Chris Barker, the group's "Imperial Wizard" was noted as the organizer of a "White lives matter" demonstration on March 2, 2016, in Anaheim, California, when KKK members attacked counter-protesters, triggering a fight when a KKK member stabbed a counter-protester with a flagpole. His compatriot William E. Hagen AKA Will Quigg, the "California Grand Dragon West Coast King Kleagle" of the Loyal White Knights and as such in charge of the area from Texas to the Pacific, was attacked. Brian Levin, a professor and the director of the Centre for the Study of Hate and Extremism at California State University, San Bernardino, intervened, saving Quigg from further harm. Quigg proceeded to play down the Holocaust and he also blamed Jews for what he called "white cultural genocide". Quigg supported Donald Trump early in the primaries of the 2016 United States presidential election. However, in March 2016, Quigg changed his endorsement to Hillary Clinton, claiming that she has a "hidden agenda", although questions have been raised by Snopes over the sincerity of his endorsement. The group has faced internal conflicts and leadership changes, for instance there have been instances where announcements regarding leadership were made and then retracted, indicating some level of disorganization.

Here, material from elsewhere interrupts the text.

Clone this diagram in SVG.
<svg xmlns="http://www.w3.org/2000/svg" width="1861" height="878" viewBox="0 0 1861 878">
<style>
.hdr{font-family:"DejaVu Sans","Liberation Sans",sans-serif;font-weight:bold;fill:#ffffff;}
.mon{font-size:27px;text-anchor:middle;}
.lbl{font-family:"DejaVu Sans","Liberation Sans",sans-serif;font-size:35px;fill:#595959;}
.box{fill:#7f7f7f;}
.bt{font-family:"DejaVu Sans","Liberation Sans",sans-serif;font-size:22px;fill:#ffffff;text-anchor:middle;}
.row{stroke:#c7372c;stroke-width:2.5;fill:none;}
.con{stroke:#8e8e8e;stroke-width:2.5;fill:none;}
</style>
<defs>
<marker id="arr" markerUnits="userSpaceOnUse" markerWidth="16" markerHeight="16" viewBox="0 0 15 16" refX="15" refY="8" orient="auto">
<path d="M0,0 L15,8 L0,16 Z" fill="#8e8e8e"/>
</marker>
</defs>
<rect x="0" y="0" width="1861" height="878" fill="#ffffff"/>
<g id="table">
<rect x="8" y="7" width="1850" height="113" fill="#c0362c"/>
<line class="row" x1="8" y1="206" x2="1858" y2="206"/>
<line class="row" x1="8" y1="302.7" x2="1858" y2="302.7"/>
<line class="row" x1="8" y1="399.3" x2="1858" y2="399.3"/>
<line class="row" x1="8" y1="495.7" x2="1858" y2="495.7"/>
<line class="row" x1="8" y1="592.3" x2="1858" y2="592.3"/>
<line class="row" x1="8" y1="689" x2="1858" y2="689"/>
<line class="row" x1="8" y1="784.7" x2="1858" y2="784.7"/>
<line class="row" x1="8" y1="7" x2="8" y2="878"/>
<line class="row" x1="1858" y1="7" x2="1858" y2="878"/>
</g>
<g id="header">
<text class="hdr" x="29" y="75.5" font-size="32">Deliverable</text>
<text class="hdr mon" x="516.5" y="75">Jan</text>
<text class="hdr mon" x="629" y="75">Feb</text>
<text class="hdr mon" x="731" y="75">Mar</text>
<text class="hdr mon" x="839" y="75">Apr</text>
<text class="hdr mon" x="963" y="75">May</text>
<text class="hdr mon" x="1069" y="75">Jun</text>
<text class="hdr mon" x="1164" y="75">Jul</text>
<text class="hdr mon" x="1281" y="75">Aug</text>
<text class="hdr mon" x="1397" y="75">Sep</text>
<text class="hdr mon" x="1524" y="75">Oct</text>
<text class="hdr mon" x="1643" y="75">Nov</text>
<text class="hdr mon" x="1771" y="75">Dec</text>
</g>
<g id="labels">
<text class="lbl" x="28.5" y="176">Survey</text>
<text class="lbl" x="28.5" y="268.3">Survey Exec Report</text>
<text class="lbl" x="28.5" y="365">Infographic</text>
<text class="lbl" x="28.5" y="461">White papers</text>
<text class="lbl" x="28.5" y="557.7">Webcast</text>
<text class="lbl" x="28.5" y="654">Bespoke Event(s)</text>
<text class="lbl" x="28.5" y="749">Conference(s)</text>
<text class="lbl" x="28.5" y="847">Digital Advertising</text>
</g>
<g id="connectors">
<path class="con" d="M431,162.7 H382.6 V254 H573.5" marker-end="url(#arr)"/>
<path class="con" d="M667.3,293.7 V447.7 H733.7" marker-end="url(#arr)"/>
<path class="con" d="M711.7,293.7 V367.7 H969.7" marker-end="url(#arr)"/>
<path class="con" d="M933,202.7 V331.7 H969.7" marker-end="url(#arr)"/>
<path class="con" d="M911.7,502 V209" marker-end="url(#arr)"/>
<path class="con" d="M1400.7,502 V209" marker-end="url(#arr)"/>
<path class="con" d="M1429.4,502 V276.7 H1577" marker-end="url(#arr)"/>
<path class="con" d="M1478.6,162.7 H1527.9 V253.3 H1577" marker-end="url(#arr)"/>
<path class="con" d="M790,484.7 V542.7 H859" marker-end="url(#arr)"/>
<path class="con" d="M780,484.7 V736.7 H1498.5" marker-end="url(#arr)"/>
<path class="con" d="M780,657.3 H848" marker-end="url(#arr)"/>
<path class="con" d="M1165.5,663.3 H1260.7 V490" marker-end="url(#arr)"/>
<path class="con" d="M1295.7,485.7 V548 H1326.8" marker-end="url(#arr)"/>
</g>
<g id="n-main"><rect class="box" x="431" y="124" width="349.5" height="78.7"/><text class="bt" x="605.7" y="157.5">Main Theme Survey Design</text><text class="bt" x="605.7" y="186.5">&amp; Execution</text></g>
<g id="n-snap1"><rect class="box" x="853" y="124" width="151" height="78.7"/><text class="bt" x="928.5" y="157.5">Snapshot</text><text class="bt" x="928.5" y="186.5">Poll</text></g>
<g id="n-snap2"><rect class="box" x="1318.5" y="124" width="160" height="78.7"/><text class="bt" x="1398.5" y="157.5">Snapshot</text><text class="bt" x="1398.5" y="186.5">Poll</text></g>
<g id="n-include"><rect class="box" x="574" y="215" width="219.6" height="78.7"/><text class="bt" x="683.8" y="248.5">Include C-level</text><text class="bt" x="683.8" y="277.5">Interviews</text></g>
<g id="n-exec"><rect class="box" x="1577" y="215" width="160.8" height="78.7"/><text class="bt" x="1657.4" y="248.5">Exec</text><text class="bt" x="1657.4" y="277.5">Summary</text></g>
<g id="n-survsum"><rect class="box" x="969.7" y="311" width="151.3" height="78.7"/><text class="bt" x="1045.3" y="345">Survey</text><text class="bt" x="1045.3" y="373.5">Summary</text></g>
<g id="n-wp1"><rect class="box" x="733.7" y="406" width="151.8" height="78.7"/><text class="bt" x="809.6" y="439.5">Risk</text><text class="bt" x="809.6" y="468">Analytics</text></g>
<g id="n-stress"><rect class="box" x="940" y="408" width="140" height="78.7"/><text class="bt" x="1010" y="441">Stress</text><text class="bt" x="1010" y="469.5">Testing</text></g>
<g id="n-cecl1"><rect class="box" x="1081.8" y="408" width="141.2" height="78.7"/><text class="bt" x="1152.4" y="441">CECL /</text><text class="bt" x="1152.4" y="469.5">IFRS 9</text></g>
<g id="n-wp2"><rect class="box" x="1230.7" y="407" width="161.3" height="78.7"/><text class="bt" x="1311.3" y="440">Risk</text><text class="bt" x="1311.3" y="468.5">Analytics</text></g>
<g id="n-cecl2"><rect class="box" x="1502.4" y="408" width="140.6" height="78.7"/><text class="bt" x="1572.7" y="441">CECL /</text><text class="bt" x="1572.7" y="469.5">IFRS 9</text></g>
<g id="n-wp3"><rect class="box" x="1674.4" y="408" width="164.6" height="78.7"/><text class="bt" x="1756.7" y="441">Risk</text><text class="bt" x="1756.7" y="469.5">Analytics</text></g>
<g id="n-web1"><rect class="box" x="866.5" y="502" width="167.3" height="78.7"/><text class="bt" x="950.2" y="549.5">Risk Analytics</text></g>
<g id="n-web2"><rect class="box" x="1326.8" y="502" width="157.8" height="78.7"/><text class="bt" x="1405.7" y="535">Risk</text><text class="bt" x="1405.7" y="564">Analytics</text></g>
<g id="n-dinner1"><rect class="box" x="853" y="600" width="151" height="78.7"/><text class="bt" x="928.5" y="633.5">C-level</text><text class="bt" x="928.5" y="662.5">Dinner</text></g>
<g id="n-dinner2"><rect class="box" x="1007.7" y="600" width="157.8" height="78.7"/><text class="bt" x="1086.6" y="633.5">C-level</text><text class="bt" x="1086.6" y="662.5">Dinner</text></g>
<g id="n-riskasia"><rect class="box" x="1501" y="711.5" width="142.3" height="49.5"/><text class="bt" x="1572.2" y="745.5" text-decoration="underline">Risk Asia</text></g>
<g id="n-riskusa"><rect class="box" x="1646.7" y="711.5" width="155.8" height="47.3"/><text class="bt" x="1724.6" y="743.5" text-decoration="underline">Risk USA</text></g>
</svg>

In 2017, members of the group participated in the Unite the Right rally in Charlottesville, Virginia alongside the Confederate White Knights of the Ku Klux Klan, the alt-right, neo-Nazis, white nationalists/supremacists, Southern nationalists/neo-Confederates, Identitarians, the Proud Boys, and members of various militia groups. Earlier on July 8, 50 members of the Loyal White Knights of the Ku Klux Klan had held a rally in Charlottesville which was denounced by hundreds of counter-protesters. In July 2017, Chris Barker was interviewed by Univision's Ilia Calderón. During the interview, he called Calderón a racial slur and stated that his group was going "to burn you out". In reference to immigrants, He also stated: "We killed 6 million Jews the last time (a reference to the Holocaust). Eleven million is nothing" (referencing the illegal immigrant population of America).

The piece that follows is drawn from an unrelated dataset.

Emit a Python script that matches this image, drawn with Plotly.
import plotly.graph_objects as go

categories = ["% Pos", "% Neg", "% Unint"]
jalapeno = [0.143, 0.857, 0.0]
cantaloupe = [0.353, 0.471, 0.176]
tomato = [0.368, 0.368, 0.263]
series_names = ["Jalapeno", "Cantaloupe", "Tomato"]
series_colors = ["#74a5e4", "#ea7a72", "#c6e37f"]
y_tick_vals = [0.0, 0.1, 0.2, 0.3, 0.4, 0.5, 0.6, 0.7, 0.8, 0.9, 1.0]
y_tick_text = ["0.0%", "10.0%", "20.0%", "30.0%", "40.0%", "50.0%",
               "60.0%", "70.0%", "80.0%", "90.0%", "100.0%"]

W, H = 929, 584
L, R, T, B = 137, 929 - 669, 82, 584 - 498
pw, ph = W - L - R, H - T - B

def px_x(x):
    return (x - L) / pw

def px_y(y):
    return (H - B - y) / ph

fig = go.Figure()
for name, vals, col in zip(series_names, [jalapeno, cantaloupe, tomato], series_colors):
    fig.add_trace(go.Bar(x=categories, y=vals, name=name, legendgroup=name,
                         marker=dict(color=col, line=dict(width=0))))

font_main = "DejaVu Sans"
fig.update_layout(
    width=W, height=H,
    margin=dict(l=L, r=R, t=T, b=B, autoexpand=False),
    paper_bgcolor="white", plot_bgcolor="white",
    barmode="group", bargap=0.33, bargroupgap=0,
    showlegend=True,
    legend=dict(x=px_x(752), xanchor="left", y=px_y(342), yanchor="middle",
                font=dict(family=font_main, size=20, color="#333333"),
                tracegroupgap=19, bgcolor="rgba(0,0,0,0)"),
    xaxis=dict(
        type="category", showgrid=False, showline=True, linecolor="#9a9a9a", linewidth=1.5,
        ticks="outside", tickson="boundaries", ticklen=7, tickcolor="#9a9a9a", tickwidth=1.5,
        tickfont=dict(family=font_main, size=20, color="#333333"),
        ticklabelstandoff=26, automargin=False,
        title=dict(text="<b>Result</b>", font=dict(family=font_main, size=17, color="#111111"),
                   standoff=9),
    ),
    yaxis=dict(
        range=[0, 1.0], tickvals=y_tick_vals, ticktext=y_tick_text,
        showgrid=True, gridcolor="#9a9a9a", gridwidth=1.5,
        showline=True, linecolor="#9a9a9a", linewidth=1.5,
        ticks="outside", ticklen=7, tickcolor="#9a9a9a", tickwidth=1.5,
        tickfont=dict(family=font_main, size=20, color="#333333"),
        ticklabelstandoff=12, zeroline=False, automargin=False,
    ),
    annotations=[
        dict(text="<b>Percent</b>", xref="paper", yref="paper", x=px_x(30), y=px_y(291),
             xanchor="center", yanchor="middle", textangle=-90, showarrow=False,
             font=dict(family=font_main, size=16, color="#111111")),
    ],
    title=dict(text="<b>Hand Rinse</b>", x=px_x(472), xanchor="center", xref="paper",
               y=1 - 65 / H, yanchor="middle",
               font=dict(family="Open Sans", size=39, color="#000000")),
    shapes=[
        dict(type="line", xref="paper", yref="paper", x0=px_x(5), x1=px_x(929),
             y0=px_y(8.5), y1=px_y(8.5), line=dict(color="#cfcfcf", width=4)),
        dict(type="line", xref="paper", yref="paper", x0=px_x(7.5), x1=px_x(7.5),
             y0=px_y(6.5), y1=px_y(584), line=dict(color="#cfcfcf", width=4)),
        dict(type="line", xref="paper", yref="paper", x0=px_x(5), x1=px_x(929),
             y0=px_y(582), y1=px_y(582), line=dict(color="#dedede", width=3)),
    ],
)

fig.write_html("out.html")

Also in 2017 around Valentine's Day, members distributed fliers inviting people to join the chapter. These flyers were left on driveways as well as in yards around Grand Junction, Colorado.

According to the Anti-Defamation League, the Loyal White Knights managed to distribute propaganda to more than fifteen states, and averaged 79 Klan fliering incidents per year.

==Criminal activity and arrests==
A number of members from the Loyal White Knights have been arrested for various crimes.
In August 2015, a federal jury convicted Klan member Glendon Scott Crawford from Galway, New York, for plotting to kill Muslims and then president Barack Obama with a self-made radiation weapon. His arrest came after he was reported by members of two local synagogues that Crawford had approached to fund and plan his attack. In December 2016, Crawford was sentenced to 30 years of prison and lifetime supervised release for attempting to produce and use a radiological dispersal device, conspiracy to use a weapon of mass destruction, and distributing information relating to weapons of mass destruction. He is the first US citizen to be found guilty of attempting to build and use a radiological dispersal device.

On December 6, 2016, Loyal White Knights founder Christopher Eugene Barker and the California Grand Dragon William Ernest Hagen were arrested in December 2016 for the stabbing incident in Barker’s home in Yanceyville, North Carolina which left one Klansman wounded. On April 7, 2017, a Superior Court jury found William Hagen guilty for assault with a deadly weapon and criminal threats.

On August 28, 2018, Klansman Justin Adams was fined for littering after he was detained by authorities for spreading posters and Klan propaganda in the urban area of Roxboro.